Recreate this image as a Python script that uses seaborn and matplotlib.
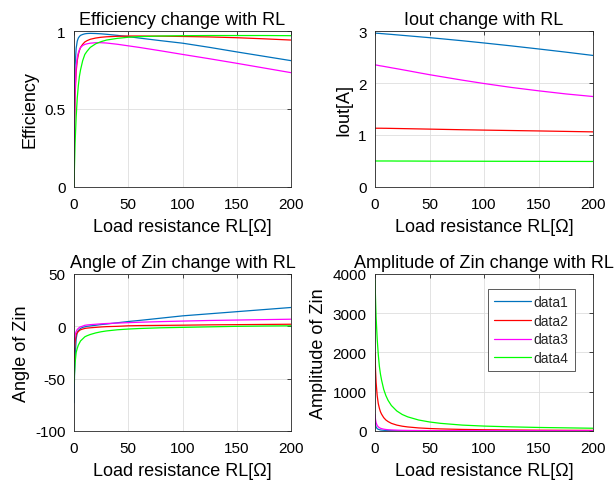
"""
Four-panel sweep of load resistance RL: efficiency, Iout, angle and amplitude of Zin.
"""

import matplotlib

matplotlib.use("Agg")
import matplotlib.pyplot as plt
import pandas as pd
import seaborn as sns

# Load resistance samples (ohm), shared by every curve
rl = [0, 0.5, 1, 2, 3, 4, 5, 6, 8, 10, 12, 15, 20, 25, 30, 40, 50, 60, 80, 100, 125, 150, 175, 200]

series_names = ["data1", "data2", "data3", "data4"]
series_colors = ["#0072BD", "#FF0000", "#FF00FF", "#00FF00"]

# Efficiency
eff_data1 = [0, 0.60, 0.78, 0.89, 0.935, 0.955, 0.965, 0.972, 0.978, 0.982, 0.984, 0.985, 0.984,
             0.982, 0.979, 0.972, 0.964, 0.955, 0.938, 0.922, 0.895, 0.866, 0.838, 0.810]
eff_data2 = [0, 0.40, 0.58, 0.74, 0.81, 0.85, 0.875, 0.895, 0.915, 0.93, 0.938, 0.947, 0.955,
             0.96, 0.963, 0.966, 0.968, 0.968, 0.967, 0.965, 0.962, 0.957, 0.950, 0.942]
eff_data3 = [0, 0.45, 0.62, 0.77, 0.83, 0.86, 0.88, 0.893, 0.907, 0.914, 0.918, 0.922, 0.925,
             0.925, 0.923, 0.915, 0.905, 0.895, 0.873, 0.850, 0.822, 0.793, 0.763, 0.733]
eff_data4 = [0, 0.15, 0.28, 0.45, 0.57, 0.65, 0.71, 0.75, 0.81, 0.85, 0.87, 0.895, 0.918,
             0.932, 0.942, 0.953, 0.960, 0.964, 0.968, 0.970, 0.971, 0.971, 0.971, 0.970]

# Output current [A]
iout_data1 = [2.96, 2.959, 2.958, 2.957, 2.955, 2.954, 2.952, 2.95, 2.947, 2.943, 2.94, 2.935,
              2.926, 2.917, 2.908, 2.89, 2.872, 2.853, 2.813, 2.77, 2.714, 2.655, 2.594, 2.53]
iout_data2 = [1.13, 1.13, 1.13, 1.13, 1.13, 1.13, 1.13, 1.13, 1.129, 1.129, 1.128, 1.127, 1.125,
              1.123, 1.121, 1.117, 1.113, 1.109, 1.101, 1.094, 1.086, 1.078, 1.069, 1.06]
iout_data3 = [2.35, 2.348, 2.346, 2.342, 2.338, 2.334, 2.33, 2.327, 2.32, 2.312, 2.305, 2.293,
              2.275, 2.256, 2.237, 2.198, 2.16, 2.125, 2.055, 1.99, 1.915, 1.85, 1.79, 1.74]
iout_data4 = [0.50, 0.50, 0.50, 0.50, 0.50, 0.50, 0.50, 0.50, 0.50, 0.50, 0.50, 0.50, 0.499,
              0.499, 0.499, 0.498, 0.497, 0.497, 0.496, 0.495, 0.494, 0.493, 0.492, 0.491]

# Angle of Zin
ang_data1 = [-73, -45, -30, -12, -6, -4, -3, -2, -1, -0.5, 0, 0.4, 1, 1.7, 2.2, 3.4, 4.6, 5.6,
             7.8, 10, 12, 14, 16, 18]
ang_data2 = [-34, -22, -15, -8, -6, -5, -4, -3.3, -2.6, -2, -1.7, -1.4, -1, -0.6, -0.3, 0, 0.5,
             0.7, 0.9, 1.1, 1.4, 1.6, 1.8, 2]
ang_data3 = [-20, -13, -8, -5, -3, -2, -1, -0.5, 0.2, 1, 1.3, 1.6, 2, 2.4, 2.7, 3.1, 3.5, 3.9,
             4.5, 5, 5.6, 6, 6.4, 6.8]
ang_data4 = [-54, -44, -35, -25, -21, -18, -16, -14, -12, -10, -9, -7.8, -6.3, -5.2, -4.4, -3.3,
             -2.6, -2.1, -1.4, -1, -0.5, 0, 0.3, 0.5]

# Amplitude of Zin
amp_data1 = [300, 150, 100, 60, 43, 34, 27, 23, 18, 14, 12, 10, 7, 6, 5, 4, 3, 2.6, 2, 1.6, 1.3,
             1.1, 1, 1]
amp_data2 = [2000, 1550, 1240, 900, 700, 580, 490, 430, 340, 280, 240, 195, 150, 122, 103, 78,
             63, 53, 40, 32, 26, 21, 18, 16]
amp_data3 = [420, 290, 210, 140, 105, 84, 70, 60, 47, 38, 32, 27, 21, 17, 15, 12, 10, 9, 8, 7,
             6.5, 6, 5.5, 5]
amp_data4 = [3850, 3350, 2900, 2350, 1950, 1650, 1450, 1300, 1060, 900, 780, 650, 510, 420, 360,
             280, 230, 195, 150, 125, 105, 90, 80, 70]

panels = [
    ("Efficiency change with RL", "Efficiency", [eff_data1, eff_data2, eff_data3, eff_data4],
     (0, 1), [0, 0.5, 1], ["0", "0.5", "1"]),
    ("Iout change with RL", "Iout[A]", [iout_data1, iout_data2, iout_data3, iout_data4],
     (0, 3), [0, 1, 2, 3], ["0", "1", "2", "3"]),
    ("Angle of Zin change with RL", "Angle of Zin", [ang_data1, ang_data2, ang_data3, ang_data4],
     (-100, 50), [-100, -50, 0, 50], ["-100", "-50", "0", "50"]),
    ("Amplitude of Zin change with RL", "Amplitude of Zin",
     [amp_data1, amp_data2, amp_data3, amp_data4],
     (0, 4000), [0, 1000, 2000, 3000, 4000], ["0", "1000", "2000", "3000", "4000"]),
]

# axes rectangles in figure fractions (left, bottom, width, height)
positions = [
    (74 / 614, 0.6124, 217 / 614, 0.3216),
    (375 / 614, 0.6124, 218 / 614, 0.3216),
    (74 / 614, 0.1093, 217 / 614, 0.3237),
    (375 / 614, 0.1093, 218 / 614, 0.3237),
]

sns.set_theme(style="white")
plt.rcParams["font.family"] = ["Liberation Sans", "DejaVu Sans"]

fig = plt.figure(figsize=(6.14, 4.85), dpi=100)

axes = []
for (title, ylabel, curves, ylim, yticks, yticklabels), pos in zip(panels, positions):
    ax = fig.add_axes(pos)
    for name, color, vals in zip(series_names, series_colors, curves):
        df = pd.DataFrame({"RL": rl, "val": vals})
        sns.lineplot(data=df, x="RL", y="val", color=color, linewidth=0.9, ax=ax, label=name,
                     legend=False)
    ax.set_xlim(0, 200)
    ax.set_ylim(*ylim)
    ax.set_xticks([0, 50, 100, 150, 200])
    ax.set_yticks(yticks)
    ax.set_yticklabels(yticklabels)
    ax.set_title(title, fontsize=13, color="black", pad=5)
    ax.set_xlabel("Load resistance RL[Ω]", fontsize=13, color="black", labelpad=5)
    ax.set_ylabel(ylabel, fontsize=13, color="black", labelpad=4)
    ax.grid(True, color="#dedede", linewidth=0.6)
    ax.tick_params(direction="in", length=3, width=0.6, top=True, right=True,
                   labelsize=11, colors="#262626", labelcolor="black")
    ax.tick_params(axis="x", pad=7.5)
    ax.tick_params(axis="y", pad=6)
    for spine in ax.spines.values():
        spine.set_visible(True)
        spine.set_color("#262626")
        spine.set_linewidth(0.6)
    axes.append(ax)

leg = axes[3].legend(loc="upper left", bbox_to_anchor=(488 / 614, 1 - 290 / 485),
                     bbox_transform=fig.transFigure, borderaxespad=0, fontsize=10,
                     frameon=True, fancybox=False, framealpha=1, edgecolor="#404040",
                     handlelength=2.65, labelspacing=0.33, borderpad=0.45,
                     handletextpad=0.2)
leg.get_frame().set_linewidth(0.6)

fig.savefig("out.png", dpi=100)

==

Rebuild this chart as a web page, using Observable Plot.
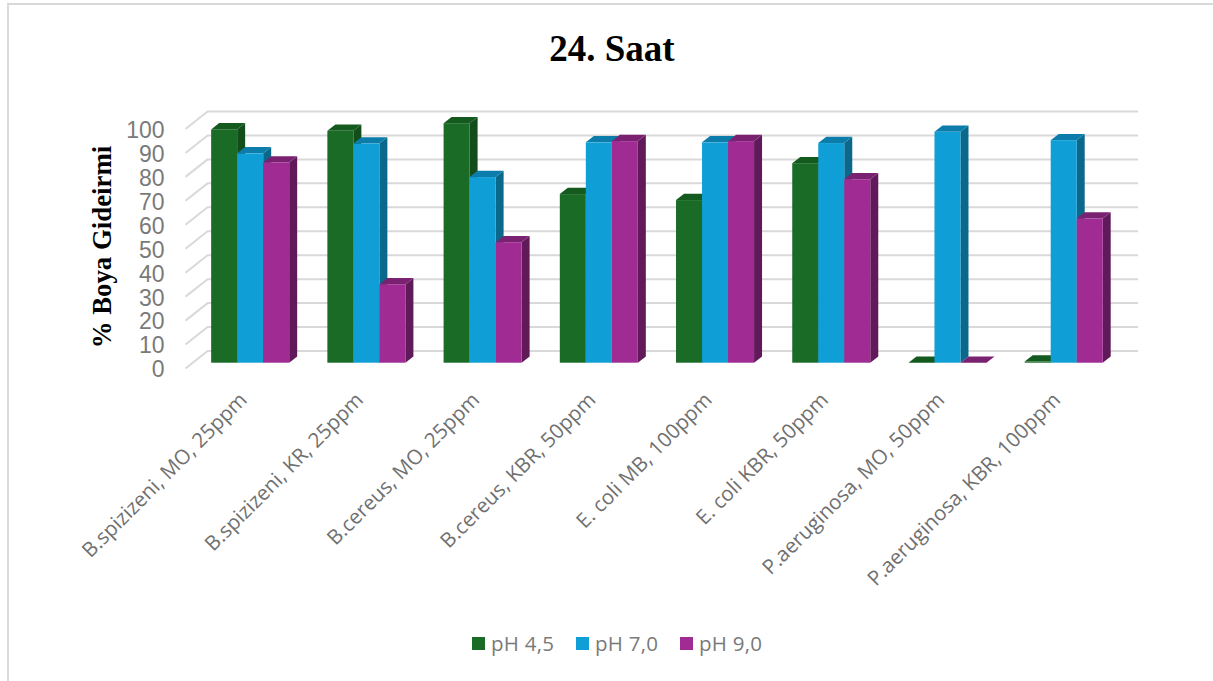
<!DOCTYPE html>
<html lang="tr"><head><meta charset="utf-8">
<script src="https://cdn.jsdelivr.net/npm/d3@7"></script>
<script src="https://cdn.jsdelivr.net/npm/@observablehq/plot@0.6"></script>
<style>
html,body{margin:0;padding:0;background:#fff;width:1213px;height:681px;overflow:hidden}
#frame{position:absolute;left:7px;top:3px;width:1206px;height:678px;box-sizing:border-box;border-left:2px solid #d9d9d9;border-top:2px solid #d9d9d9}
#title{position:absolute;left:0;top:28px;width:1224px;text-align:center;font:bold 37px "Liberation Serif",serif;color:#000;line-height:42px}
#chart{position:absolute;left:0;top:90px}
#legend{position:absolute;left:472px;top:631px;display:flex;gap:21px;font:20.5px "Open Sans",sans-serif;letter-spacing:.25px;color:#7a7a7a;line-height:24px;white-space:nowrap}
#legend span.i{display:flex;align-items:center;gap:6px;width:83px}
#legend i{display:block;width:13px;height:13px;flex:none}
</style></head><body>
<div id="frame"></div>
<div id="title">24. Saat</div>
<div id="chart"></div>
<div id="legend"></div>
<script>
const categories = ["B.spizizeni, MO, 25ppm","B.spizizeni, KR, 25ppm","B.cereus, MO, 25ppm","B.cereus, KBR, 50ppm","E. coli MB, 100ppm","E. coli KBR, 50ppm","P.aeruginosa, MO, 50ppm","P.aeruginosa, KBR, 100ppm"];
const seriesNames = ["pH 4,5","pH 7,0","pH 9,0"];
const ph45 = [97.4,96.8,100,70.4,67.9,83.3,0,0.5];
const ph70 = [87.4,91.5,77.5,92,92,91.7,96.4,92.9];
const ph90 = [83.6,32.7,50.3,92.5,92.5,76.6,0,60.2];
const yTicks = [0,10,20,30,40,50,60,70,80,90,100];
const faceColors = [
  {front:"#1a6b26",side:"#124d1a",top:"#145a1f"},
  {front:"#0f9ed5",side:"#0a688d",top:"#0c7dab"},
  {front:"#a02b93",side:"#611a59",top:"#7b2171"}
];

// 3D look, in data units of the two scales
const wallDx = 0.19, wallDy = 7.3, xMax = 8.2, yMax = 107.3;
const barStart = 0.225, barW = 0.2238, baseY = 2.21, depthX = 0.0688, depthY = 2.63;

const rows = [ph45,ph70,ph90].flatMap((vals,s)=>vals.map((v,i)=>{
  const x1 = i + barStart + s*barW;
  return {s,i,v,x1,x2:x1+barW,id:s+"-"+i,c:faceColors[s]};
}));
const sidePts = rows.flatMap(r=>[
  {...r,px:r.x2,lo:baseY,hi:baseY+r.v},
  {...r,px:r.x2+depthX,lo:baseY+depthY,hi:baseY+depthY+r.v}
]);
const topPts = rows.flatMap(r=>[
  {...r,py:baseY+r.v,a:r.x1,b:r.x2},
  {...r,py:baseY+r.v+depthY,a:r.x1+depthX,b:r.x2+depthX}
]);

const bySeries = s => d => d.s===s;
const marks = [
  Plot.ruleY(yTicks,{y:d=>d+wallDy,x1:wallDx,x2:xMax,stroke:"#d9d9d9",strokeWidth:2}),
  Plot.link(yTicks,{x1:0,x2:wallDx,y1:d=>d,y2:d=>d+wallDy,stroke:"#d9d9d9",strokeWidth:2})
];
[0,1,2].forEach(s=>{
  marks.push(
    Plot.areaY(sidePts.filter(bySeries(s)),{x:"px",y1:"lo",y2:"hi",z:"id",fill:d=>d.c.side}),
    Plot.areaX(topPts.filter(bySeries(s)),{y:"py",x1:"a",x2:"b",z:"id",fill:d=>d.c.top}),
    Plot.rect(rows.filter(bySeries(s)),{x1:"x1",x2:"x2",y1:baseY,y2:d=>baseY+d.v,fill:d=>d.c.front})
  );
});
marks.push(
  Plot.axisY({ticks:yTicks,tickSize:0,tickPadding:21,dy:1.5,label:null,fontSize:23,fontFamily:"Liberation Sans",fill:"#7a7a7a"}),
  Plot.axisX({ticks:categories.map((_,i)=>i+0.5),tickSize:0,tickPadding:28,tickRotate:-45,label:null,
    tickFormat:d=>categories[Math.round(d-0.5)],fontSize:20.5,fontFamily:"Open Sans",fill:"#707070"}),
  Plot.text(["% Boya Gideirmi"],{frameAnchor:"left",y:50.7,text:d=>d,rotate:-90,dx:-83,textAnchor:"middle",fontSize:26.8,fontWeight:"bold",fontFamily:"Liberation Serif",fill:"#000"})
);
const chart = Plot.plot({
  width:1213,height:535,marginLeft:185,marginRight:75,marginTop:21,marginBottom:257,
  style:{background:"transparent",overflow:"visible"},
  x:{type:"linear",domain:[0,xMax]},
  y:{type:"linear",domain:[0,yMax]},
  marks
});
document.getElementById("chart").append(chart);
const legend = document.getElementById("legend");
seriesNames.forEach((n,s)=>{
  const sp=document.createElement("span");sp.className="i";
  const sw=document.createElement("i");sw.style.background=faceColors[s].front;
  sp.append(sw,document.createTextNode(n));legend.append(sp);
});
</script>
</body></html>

Aim of the exercise >> Above are the records. Print exactly the lines from the one containing "Recreate this image" to the one containing "0.971, 0.971, 0.970]", both included, and nothing else; pictures are excluded.

Answer to this problem >>
Recreate this image as a Python script that uses seaborn and matplotlib.
"""
Four-panel sweep of load resistance RL: efficiency, Iout, angle and amplitude of Zin.
"""

import matplotlib

matplotlib.use("Agg")
import matplotlib.pyplot as plt
import pandas as pd
import seaborn as sns

# Load resistance samples (ohm), shared by every curve
rl = [0, 0.5, 1, 2, 3, 4, 5, 6, 8, 10, 12, 15, 20, 25, 30, 40, 50, 60, 80, 100, 125, 150, 175, 200]

series_names = ["data1", "data2", "data3", "data4"]
series_colors = ["#0072BD", "#FF0000", "#FF00FF", "#00FF00"]

# Efficiency
eff_data1 = [0, 0.60, 0.78, 0.89, 0.935, 0.955, 0.965, 0.972, 0.978, 0.982, 0.984, 0.985, 0.984,
             0.982, 0.979, 0.972, 0.964, 0.955, 0.938, 0.922, 0.895, 0.866, 0.838, 0.810]
eff_data2 = [0, 0.40, 0.58, 0.74, 0.81, 0.85, 0.875, 0.895, 0.915, 0.93, 0.938, 0.947, 0.955,
             0.96, 0.963, 0.966, 0.968, 0.968, 0.967, 0.965, 0.962, 0.957, 0.950, 0.942]
eff_data3 = [0, 0.45, 0.62, 0.77, 0.83, 0.86, 0.88, 0.893, 0.907, 0.914, 0.918, 0.922, 0.925,
             0.925, 0.923, 0.915, 0.905, 0.895, 0.873, 0.850, 0.822, 0.793, 0.763, 0.733]
eff_data4 = [0, 0.15, 0.28, 0.45, 0.57, 0.65, 0.71, 0.75, 0.81, 0.85, 0.87, 0.895, 0.918,
             0.932, 0.942, 0.953, 0.960, 0.964, 0.968, 0.970, 0.971, 0.971, 0.971, 0.970]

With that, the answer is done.